*YOUR INSTRUCTIONS*: Restate the whole listing word for word. Pictures are left out.
• • •
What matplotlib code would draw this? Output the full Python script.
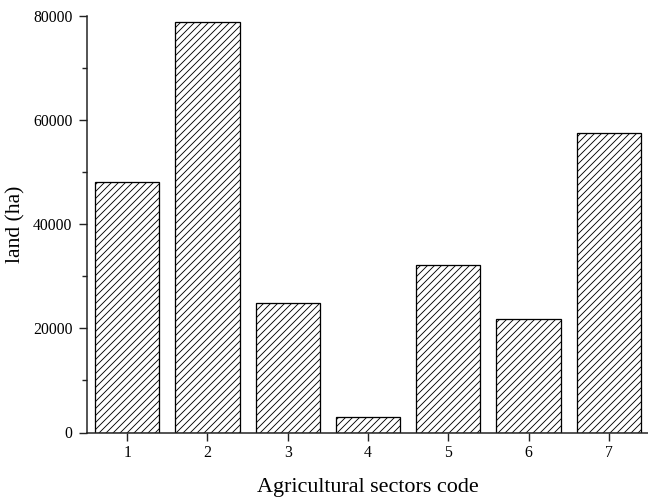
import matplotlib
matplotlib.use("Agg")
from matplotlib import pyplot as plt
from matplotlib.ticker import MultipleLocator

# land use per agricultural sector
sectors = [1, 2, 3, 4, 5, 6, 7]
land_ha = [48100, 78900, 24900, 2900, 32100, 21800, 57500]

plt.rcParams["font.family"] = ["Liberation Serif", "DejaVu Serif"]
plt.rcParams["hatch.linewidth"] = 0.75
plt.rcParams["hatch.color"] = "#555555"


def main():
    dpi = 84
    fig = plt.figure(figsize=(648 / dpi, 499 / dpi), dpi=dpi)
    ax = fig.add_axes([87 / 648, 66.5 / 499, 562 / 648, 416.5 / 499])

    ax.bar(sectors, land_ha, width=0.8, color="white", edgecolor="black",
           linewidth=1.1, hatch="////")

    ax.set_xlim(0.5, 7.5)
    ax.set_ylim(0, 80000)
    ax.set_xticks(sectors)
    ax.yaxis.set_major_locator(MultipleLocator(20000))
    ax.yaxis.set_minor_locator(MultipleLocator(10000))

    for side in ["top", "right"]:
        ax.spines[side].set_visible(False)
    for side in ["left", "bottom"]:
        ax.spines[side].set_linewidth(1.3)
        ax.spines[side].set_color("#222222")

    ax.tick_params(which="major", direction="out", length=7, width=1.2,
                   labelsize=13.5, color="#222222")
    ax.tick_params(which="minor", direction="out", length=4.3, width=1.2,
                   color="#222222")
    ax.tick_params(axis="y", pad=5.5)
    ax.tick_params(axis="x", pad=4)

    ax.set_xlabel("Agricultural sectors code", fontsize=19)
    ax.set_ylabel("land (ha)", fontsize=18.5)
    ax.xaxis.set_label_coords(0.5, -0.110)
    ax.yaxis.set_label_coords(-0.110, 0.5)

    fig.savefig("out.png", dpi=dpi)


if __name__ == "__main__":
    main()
• • •
*CORRECT OUTPUT*:
What matplotlib code would draw this? Output the full Python script.
import matplotlib
matplotlib.use("Agg")
from matplotlib import pyplot as plt
from matplotlib.ticker import MultipleLocator

# land use per agricultural sector
sectors = [1, 2, 3, 4, 5, 6, 7]
land_ha = [48100, 78900, 24900, 2900, 32100, 21800, 57500]

plt.rcParams["font.family"] = ["Liberation Serif", "DejaVu Serif"]
plt.rcParams["hatch.linewidth"] = 0.75
plt.rcParams["hatch.color"] = "#555555"


def main():
    dpi = 84
    fig = plt.figure(figsize=(648 / dpi, 499 / dpi), dpi=dpi)
    ax = fig.add_axes([87 / 648, 66.5 / 499, 562 / 648, 416.5 / 499])

    ax.bar(sectors, land_ha, width=0.8, color="white", edgecolor="black",
           linewidth=1.1, hatch="////")

    ax.set_xlim(0.5, 7.5)
    ax.set_ylim(0, 80000)
    ax.set_xticks(sectors)
    ax.yaxis.set_major_locator(MultipleLocator(20000))
    ax.yaxis.set_minor_locator(MultipleLocator(10000))

    for side in ["top", "right"]:
        ax.spines[side].set_visible(False)
    for side in ["left", "bottom"]:
        ax.spines[side].set_linewidth(1.3)
        ax.spines[side].set_color("#222222")

    ax.tick_params(which="major", direction="out", length=7, width=1.2,
                   labelsize=13.5, color="#222222")
    ax.tick_params(which="minor", direction="out", length=4.3, width=1.2,
                   color="#222222")
    ax.tick_params(axis="y", pad=5.5)
    ax.tick_params(axis="x", pad=4)

    ax.set_xlabel("Agricultural sectors code", fontsize=19)
    ax.set_ylabel("land (ha)", fontsize=18.5)
    ax.xaxis.set_label_coords(0.5, -0.110)
    ax.yaxis.set_label_coords(-0.110, 0.5)

    fig.savefig("out.png", dpi=dpi)


if __name__ == "__main__":
    main()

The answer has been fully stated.